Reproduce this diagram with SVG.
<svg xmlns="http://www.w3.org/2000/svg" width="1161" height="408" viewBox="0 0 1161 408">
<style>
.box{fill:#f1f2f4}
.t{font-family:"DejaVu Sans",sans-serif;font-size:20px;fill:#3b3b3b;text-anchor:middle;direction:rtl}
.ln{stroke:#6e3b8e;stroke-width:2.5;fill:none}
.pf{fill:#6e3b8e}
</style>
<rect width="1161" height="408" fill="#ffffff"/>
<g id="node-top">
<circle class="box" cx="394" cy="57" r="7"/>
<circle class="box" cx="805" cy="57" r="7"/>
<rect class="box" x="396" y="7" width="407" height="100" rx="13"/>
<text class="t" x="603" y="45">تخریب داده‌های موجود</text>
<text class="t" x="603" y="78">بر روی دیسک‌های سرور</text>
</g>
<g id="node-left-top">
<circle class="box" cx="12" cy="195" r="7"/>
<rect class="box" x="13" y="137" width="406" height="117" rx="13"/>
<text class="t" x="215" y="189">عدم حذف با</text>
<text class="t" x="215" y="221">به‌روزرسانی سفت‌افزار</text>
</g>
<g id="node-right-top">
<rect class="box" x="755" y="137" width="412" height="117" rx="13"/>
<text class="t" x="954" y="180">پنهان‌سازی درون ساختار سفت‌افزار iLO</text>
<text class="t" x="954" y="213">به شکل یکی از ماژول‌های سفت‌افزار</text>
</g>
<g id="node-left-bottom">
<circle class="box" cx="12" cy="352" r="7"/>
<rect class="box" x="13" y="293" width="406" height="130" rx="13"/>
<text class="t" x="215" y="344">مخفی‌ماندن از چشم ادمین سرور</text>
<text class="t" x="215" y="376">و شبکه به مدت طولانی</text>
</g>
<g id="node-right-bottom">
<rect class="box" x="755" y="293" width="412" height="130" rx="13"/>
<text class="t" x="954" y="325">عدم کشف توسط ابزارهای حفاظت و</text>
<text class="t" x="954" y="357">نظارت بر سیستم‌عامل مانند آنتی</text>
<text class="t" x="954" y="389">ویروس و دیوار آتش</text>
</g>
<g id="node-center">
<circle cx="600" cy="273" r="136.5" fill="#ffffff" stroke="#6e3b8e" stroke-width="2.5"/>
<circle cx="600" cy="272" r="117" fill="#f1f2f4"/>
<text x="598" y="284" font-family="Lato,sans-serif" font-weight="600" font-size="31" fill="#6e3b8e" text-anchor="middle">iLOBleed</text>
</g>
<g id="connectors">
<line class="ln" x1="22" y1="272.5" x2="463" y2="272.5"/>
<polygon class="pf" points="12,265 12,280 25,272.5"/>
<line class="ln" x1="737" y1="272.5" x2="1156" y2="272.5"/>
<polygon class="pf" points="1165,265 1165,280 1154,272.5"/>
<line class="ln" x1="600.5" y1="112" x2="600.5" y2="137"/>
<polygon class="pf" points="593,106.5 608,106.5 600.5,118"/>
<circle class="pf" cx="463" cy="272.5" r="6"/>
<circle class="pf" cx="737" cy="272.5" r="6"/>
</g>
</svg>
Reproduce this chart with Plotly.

* * * * * * * * *

PROBLEM TO WORK ON:
Each line of the material above must be retyped precisely.

SOLUTION BELOW:
Reproduce this diagram with SVG.
<svg xmlns="http://www.w3.org/2000/svg" width="1161" height="408" viewBox="0 0 1161 408">
<style>
.box{fill:#f1f2f4}
.t{font-family:"DejaVu Sans",sans-serif;font-size:20px;fill:#3b3b3b;text-anchor:middle;direction:rtl}
.ln{stroke:#6e3b8e;stroke-width:2.5;fill:none}
.pf{fill:#6e3b8e}
</style>
<rect width="1161" height="408" fill="#ffffff"/>
<g id="node-top">
<circle class="box" cx="394" cy="57" r="7"/>
<circle class="box" cx="805" cy="57" r="7"/>
<rect class="box" x="396" y="7" width="407" height="100" rx="13"/>
<text class="t" x="603" y="45">تخریب داده‌های موجود</text>
<text class="t" x="603" y="78">بر روی دیسک‌های سرور</text>
</g>
<g id="node-left-top">
<circle class="box" cx="12" cy="195" r="7"/>
<rect class="box" x="13" y="137" width="406" height="117" rx="13"/>
<text class="t" x="215" y="189">عدم حذف با</text>
<text class="t" x="215" y="221">به‌روزرسانی سفت‌افزار</text>
</g>
<g id="node-right-top">
<rect class="box" x="755" y="137" width="412" height="117" rx="13"/>
<text class="t" x="954" y="180">پنهان‌سازی درون ساختار سفت‌افزار iLO</text>
<text class="t" x="954" y="213">به شکل یکی از ماژول‌های سفت‌افزار</text>
</g>
<g id="node-left-bottom">
<circle class="box" cx="12" cy="352" r="7"/>
<rect class="box" x="13" y="293" width="406" height="130" rx="13"/>
<text class="t" x="215" y="344">مخفی‌ماندن از چشم ادمین سرور</text>
<text class="t" x="215" y="376">و شبکه به مدت طولانی</text>
</g>
<g id="node-right-bottom">
<rect class="box" x="755" y="293" width="412" height="130" rx="13"/>
<text class="t" x="954" y="325">عدم کشف توسط ابزارهای حفاظت و</text>
<text class="t" x="954" y="357">نظارت بر سیستم‌عامل مانند آنتی</text>
<text class="t" x="954" y="389">ویروس و دیوار آتش</text>
</g>
<g id="node-center">
<circle cx="600" cy="273" r="136.5" fill="#ffffff" stroke="#6e3b8e" stroke-width="2.5"/>
<circle cx="600" cy="272" r="117" fill="#f1f2f4"/>
<text x="598" y="284" font-family="Lato,sans-serif" font-weight="600" font-size="31" fill="#6e3b8e" text-anchor="middle">iLOBleed</text>
</g>
<g id="connectors">
<line class="ln" x1="22" y1="272.5" x2="463" y2="272.5"/>
<polygon class="pf" points="12,265 12,280 25,272.5"/>
<line class="ln" x1="737" y1="272.5" x2="1156" y2="272.5"/>
<polygon class="pf" points="1165,265 1165,280 1154,272.5"/>
<line class="ln" x1="600.5" y1="112" x2="600.5" y2="137"/>
<polygon class="pf" points="593,106.5 608,106.5 600.5,118"/>
<circle class="pf" cx="463" cy="272.5" r="6"/>
<circle class="pf" cx="737" cy="272.5" r="6"/>
</g>
</svg>
Reproduce this chart with Plotly.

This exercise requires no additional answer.